U.S. aviation officials hope to open U.S. airspace to civilian drones by 2015, which would allow for thousands of commercial and civilian drones to fly in conjunction with manned aircraft in the next five to ten years, according to the Federal Aviation Administration.

Humphreys worked with a budget of approximately $100,000, all of which came from UT. About $80,000 went to buying the test drone and renting a pilot, $18,000 to salaries and the remaining $2,000 to off the shelf equipment for the hacking hardware. He said he and his team are currently working on several other projects in the Radionavigation Lab such as developing opportunistic navigation, which can improve and speed the travel of GPS data by using local technologies like cell phone towers.

In addition to hacking drones, the spoofing device can also be used to manipulate iPhone and Android GPS devices.

Daniel Shepard, an aerospace engineering graduate student, said “On the iPhone video it looks like you’re tracking someone in a bike going down 24th Street, stopping at a stop sign, and then making a turn. In reality, the phone was sitting on a desk in our lab the whole time.”

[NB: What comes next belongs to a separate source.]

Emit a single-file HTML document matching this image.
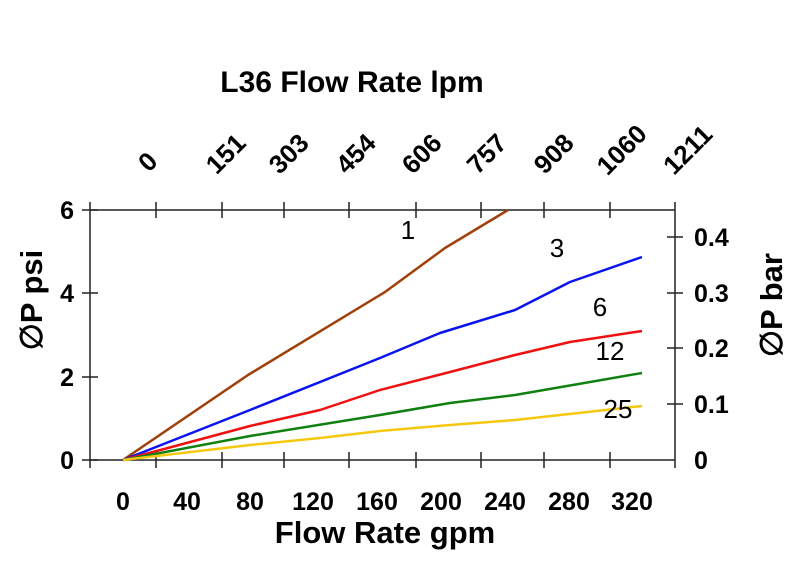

Shepard said with more essential technology implementing and relying on GPS, it is important for the U.S. to find out how to prevent GPS technology from being tampered with.

“A lot of people don’t yet realize that soon even our power grids will be tied to GPS technology,” Shepard said. “Even the stock market uses GPS to keep track of time. If the GPS data was tampered with it could cause a lot of trouble. What we’re doing is trying to figure what exactly can be done, and then how it can be prevented.”